-- Begin --

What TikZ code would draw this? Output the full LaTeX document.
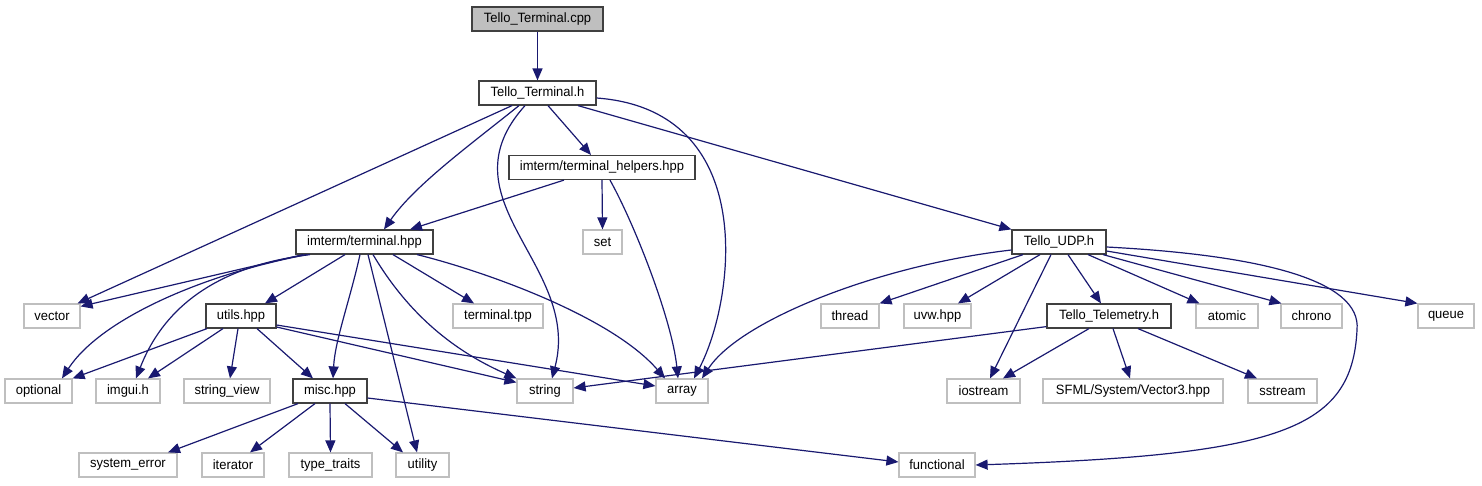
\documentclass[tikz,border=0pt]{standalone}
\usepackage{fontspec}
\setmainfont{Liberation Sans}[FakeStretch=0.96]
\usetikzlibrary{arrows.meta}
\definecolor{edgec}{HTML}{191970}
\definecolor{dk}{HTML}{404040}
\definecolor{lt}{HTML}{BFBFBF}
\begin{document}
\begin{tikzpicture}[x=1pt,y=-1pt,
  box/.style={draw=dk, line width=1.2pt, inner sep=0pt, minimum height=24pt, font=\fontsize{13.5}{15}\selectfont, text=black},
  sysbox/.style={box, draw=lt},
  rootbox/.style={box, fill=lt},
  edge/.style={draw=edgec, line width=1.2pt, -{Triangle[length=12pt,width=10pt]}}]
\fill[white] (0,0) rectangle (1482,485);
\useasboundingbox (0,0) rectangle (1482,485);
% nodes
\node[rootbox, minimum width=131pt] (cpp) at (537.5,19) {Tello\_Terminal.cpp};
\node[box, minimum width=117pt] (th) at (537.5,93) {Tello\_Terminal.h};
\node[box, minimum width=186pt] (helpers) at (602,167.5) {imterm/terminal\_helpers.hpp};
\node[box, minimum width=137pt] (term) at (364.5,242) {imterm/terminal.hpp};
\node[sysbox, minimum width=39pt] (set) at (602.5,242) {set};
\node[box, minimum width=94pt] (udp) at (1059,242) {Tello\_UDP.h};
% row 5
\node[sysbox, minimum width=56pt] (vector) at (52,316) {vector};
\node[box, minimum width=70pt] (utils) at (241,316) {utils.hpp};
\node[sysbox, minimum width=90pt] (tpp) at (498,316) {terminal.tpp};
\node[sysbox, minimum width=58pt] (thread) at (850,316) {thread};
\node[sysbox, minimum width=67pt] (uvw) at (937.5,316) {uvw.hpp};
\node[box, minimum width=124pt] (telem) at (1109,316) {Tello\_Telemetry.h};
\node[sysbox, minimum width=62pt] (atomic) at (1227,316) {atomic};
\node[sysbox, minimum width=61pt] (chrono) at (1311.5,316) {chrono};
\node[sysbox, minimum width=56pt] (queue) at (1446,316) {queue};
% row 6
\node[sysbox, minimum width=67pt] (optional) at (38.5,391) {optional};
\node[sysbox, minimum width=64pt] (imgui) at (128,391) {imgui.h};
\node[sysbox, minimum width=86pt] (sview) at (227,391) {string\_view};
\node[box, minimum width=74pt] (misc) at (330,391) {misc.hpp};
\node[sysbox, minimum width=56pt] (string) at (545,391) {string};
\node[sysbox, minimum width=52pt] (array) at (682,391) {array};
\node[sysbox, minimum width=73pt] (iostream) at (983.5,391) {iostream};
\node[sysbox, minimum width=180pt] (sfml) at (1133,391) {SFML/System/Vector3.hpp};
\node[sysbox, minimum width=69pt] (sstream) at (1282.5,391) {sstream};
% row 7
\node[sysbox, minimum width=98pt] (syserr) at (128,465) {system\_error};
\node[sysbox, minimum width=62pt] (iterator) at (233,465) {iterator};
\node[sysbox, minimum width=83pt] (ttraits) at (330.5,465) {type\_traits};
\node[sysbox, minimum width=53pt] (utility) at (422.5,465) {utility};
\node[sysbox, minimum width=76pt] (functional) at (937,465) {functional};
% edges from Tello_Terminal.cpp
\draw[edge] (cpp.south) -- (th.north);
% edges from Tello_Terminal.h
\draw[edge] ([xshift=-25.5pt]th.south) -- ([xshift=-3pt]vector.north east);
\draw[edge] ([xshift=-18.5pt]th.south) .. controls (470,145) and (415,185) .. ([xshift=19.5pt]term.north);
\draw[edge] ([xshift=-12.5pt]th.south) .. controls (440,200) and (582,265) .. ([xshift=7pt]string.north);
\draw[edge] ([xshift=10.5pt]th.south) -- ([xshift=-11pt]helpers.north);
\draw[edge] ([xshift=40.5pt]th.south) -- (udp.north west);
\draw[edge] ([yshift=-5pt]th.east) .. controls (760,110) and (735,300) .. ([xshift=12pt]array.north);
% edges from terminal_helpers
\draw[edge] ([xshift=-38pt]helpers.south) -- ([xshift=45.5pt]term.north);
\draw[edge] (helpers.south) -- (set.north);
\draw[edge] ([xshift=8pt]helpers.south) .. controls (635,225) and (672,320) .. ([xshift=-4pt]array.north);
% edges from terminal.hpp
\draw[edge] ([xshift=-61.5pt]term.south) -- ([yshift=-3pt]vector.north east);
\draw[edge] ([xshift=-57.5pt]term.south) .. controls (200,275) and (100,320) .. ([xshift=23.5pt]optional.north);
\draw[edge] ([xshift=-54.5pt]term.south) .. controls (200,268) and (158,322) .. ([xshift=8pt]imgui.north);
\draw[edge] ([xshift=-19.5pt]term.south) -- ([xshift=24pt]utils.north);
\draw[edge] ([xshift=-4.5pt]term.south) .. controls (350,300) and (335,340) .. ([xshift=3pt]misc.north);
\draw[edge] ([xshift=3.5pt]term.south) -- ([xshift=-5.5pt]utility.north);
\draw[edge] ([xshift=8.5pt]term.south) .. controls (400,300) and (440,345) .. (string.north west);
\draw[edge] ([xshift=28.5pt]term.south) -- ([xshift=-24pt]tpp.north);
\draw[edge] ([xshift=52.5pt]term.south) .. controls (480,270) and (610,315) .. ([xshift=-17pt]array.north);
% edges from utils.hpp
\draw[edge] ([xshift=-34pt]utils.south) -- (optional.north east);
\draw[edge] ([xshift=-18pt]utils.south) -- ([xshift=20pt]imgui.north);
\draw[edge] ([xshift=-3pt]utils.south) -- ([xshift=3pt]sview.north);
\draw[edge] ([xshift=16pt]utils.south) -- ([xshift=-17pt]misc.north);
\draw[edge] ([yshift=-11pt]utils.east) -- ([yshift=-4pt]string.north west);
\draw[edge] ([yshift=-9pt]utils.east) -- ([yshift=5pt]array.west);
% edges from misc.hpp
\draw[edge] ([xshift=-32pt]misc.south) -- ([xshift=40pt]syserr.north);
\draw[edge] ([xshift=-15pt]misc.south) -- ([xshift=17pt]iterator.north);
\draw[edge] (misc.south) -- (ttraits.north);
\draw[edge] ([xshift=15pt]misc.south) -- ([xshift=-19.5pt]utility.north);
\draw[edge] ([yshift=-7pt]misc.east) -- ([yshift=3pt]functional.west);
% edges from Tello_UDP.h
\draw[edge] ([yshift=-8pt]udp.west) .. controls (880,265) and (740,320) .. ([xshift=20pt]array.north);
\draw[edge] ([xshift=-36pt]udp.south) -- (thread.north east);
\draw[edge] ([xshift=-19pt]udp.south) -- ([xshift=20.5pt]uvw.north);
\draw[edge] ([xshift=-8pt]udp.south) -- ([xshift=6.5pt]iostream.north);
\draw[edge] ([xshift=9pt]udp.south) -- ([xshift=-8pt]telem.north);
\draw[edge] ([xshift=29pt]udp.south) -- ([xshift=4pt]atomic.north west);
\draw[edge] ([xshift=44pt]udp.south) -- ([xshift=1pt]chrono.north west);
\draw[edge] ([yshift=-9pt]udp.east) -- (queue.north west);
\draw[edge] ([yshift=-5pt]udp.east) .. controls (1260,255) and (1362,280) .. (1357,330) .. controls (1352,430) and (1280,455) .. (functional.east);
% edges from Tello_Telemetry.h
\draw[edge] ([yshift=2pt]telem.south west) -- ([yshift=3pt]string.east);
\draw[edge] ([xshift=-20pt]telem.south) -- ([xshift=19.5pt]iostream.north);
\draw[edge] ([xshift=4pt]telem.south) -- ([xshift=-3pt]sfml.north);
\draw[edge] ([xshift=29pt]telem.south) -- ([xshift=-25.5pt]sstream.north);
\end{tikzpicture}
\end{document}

-- End --

### Task prompt:
All of the lines above should be printed exactly, minus the pictures.

### Output of the exercise:
What TikZ code would draw this? Output the full LaTeX document.
\documentclass[tikz,border=0pt]{standalone}
\usepackage{fontspec}
\setmainfont{Liberation Sans}[FakeStretch=0.96]
\usetikzlibrary{arrows.meta}
\definecolor{edgec}{HTML}{191970}
\definecolor{dk}{HTML}{404040}
\definecolor{lt}{HTML}{BFBFBF}
\begin{document}
\begin{tikzpicture}[x=1pt,y=-1pt,
  box/.style={draw=dk, line width=1.2pt, inner sep=0pt, minimum height=24pt, font=\fontsize{13.5}{15}\selectfont, text=black},
  sysbox/.style={box, draw=lt},
  rootbox/.style={box, fill=lt},
  edge/.style={draw=edgec, line width=1.2pt, -{Triangle[length=12pt,width=10pt]}}]
\fill[white] (0,0) rectangle (1482,485);
\useasboundingbox (0,0) rectangle (1482,485);
% nodes
\node[rootbox, minimum width=131pt] (cpp) at (537.5,19) {Tello\_Terminal.cpp};
\node[box, minimum width=117pt] (th) at (537.5,93) {Tello\_Terminal.h};
\node[box, minimum width=186pt] (helpers) at (602,167.5) {imterm/terminal\_helpers.hpp};
\node[box, minimum width=137pt] (term) at (364.5,242) {imterm/terminal.hpp};
\node[sysbox, minimum width=39pt] (set) at (602.5,242) {set};
\node[box, minimum width=94pt] (udp) at (1059,242) {Tello\_UDP.h};
% row 5
\node[sysbox, minimum width=56pt] (vector) at (52,316) {vector};
\node[box, minimum width=70pt] (utils) at (241,316) {utils.hpp};
\node[sysbox, minimum width=90pt] (tpp) at (498,316) {terminal.tpp};
\node[sysbox, minimum width=58pt] (thread) at (850,316) {thread};
\node[sysbox, minimum width=67pt] (uvw) at (937.5,316) {uvw.hpp};
\node[box, minimum width=124pt] (telem) at (1109,316) {Tello\_Telemetry.h};
\node[sysbox, minimum width=62pt] (atomic) at (1227,316) {atomic};
\node[sysbox, minimum width=61pt] (chrono) at (1311.5,316) {chrono};
\node[sysbox, minimum width=56pt] (queue) at (1446,316) {queue};
% row 6
\node[sysbox, minimum width=67pt] (optional) at (38.5,391) {optional};
\node[sysbox, minimum width=64pt] (imgui) at (128,391) {imgui.h};
\node[sysbox, minimum width=86pt] (sview) at (227,391) {string\_view};
\node[box, minimum width=74pt] (misc) at (330,391) {misc.hpp};
\node[sysbox, minimum width=56pt] (string) at (545,391) {string};
\node[sysbox, minimum width=52pt] (array) at (682,391) {array};
\node[sysbox, minimum width=73pt] (iostream) at (983.5,391) {iostream};
\node[sysbox, minimum width=180pt] (sfml) at (1133,391) {SFML/System/Vector3.hpp};
\node[sysbox, minimum width=69pt] (sstream) at (1282.5,391) {sstream};
% row 7
\node[sysbox, minimum width=98pt] (syserr) at (128,465) {system\_error};
\node[sysbox, minimum width=62pt] (iterator) at (233,465) {iterator};
\node[sysbox, minimum width=83pt] (ttraits) at (330.5,465) {type\_traits};
\node[sysbox, minimum width=53pt] (utility) at (422.5,465) {utility};
\node[sysbox, minimum width=76pt] (functional) at (937,465) {functional};
% edges from Tello_Terminal.cpp
\draw[edge] (cpp.south) -- (th.north);
% edges from Tello_Terminal.h
\draw[edge] ([xshift=-25.5pt]th.south) -- ([xshift=-3pt]vector.north east);
\draw[edge] ([xshift=-18.5pt]th.south) .. controls (470,145) and (415,185) .. ([xshift=19.5pt]term.north);
\draw[edge] ([xshift=-12.5pt]th.south) .. controls (440,200) and (582,265) .. ([xshift=7pt]string.north);
\draw[edge] ([xshift=10.5pt]th.south) -- ([xshift=-11pt]helpers.north);
\draw[edge] ([xshift=40.5pt]th.south) -- (udp.north west);
\draw[edge] ([yshift=-5pt]th.east) .. controls (760,110) and (735,300) .. ([xshift=12pt]array.north);
% edges from terminal_helpers
\draw[edge] ([xshift=-38pt]helpers.south) -- ([xshift=45.5pt]term.north);
\draw[edge] (helpers.south) -- (set.north);
\draw[edge] ([xshift=8pt]helpers.south) .. controls (635,225) and (672,320) .. ([xshift=-4pt]array.north);
% edges from terminal.hpp
\draw[edge] ([xshift=-61.5pt]term.south) -- ([yshift=-3pt]vector.north east);
\draw[edge] ([xshift=-57.5pt]term.south) .. controls (200,275) and (100,320) .. ([xshift=23.5pt]optional.north);
\draw[edge] ([xshift=-54.5pt]term.south) .. controls (200,268) and (158,322) .. ([xshift=8pt]imgui.north);
\draw[edge] ([xshift=-19.5pt]term.south) -- ([xshift=24pt]utils.north);
\draw[edge] ([xshift=-4.5pt]term.south) .. controls (350,300) and (335,340) .. ([xshift=3pt]misc.north);
\draw[edge] ([xshift=3.5pt]term.south) -- ([xshift=-5.5pt]utility.north);
\draw[edge] ([xshift=8.5pt]term.south) .. controls (400,300) and (440,345) .. (string.north west);
\draw[edge] ([xshift=28.5pt]term.south) -- ([xshift=-24pt]tpp.north);
\draw[edge] ([xshift=52.5pt]term.south) .. controls (480,270) and (610,315) .. ([xshift=-17pt]array.north);
% edges from utils.hpp
\draw[edge] ([xshift=-34pt]utils.south) -- (optional.north east);
\draw[edge] ([xshift=-18pt]utils.south) -- ([xshift=20pt]imgui.north);
\draw[edge] ([xshift=-3pt]utils.south) -- ([xshift=3pt]sview.north);
\draw[edge] ([xshift=16pt]utils.south) -- ([xshift=-17pt]misc.north);
\draw[edge] ([yshift=-11pt]utils.east) -- ([yshift=-4pt]string.north west);
\draw[edge] ([yshift=-9pt]utils.east) -- ([yshift=5pt]array.west);
% edges from misc.hpp
\draw[edge] ([xshift=-32pt]misc.south) -- ([xshift=40pt]syserr.north);
\draw[edge] ([xshift=-15pt]misc.south) -- ([xshift=17pt]iterator.north);
\draw[edge] (misc.south) -- (ttraits.north);
\draw[edge] ([xshift=15pt]misc.south) -- ([xshift=-19.5pt]utility.north);
\draw[edge] ([yshift=-7pt]misc.east) -- ([yshift=3pt]functional.west);
% edges from Tello_UDP.h
\draw[edge] ([yshift=-8pt]udp.west) .. controls (880,265) and (740,320) .. ([xshift=20pt]array.north);
\draw[edge] ([xshift=-36pt]udp.south) -- (thread.north east);
\draw[edge] ([xshift=-19pt]udp.south) -- ([xshift=20.5pt]uvw.north);
\draw[edge] ([xshift=-8pt]udp.south) -- ([xshift=6.5pt]iostream.north);
\draw[edge] ([xshift=9pt]udp.south) -- ([xshift=-8pt]telem.north);
\draw[edge] ([xshift=29pt]udp.south) -- ([xshift=4pt]atomic.north west);
\draw[edge] ([xshift=44pt]udp.south) -- ([xshift=1pt]chrono.north west);
\draw[edge] ([yshift=-9pt]udp.east) -- (queue.north west);
\draw[edge] ([yshift=-5pt]udp.east) .. controls (1260,255) and (1362,280) .. (1357,330) .. controls (1352,430) and (1280,455) .. (functional.east);
% edges from Tello_Telemetry.h
\draw[edge] ([yshift=2pt]telem.south west) -- ([yshift=3pt]string.east);
\draw[edge] ([xshift=-20pt]telem.south) -- ([xshift=19.5pt]iostream.north);
\draw[edge] ([xshift=4pt]telem.south) -- ([xshift=-3pt]sfml.north);
\draw[edge] ([xshift=29pt]telem.south) -- ([xshift=-25.5pt]sstream.north);
\end{tikzpicture}
\end{document}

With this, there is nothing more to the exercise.